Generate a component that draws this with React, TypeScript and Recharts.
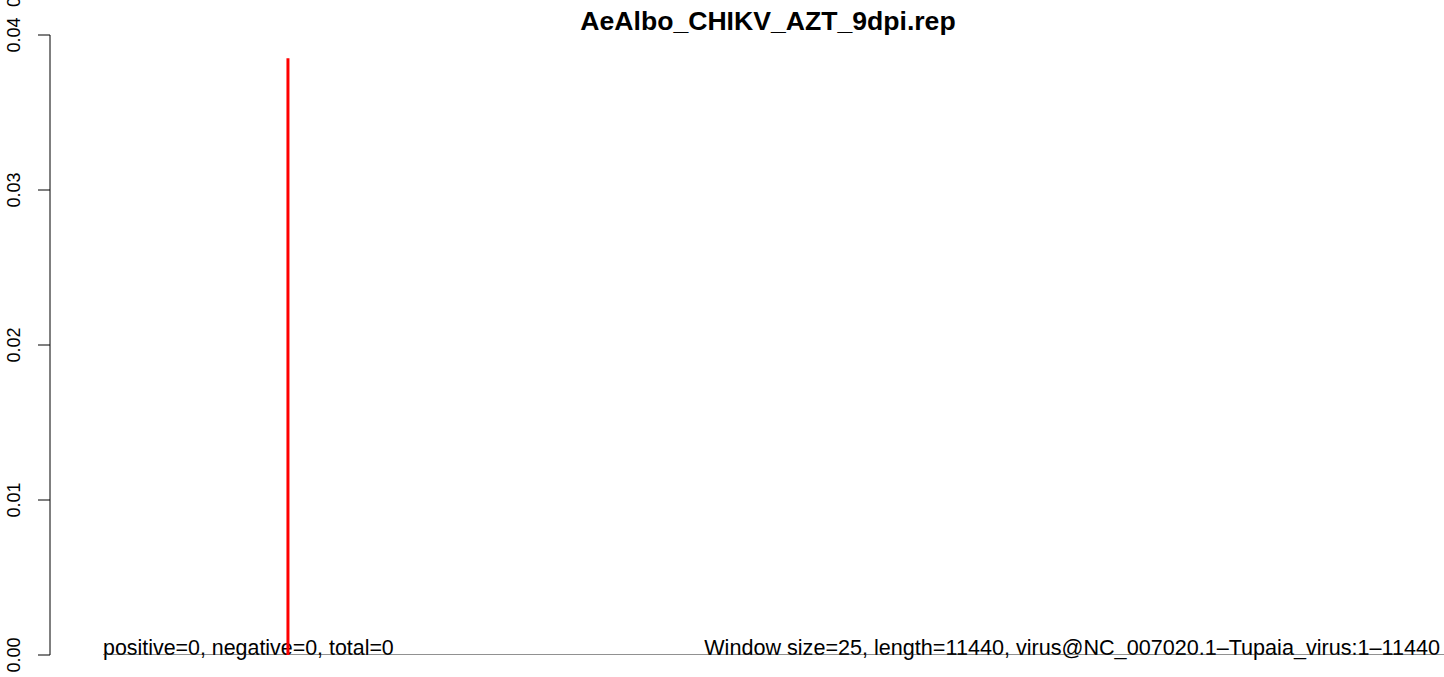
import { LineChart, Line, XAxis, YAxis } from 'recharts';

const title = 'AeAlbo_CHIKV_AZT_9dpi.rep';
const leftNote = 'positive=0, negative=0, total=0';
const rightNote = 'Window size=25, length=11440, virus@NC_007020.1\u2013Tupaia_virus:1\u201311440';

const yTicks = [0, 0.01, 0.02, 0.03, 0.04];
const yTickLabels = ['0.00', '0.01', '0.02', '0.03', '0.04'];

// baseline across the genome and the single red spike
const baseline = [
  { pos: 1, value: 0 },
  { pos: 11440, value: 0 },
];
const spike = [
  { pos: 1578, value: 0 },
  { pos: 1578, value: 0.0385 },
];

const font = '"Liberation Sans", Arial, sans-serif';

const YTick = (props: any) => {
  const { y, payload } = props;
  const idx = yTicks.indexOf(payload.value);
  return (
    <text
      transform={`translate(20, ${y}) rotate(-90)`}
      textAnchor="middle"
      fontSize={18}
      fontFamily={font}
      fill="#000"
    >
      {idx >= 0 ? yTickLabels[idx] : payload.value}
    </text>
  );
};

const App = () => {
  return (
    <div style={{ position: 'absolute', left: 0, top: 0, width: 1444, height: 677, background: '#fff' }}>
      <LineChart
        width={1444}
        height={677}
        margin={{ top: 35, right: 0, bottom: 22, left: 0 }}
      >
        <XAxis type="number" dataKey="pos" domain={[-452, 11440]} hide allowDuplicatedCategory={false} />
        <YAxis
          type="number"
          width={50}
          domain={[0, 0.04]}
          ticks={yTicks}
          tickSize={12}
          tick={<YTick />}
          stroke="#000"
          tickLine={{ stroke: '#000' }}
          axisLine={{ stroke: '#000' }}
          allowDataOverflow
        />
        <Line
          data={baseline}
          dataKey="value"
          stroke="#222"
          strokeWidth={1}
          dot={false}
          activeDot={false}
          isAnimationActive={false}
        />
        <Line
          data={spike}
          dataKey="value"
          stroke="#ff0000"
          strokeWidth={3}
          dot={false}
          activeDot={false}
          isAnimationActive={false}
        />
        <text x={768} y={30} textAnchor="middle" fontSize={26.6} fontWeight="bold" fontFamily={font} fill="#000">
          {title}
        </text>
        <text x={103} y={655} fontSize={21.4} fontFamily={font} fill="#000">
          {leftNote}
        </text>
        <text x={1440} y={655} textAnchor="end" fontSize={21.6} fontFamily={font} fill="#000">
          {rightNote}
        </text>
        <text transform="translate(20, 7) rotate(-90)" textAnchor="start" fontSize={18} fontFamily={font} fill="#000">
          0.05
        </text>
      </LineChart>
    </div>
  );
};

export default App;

....

WHAT YOU NEED TO DO >> Write out the lines from the start of the material to the line with "const rightNote = 'Window", inclusive and exactly. Skip the pictures.

EXERCISE SOLUTION >>
Generate a component that draws this with React, TypeScript and Recharts.
import { LineChart, Line, XAxis, YAxis } from 'recharts';

const title = 'AeAlbo_CHIKV_AZT_9dpi.rep';
const leftNote = 'positive=0, negative=0, total=0';
const rightNote = 'Window size=25, length=11440, virus@NC_007020.1\u2013Tupaia_virus:1\u201311440';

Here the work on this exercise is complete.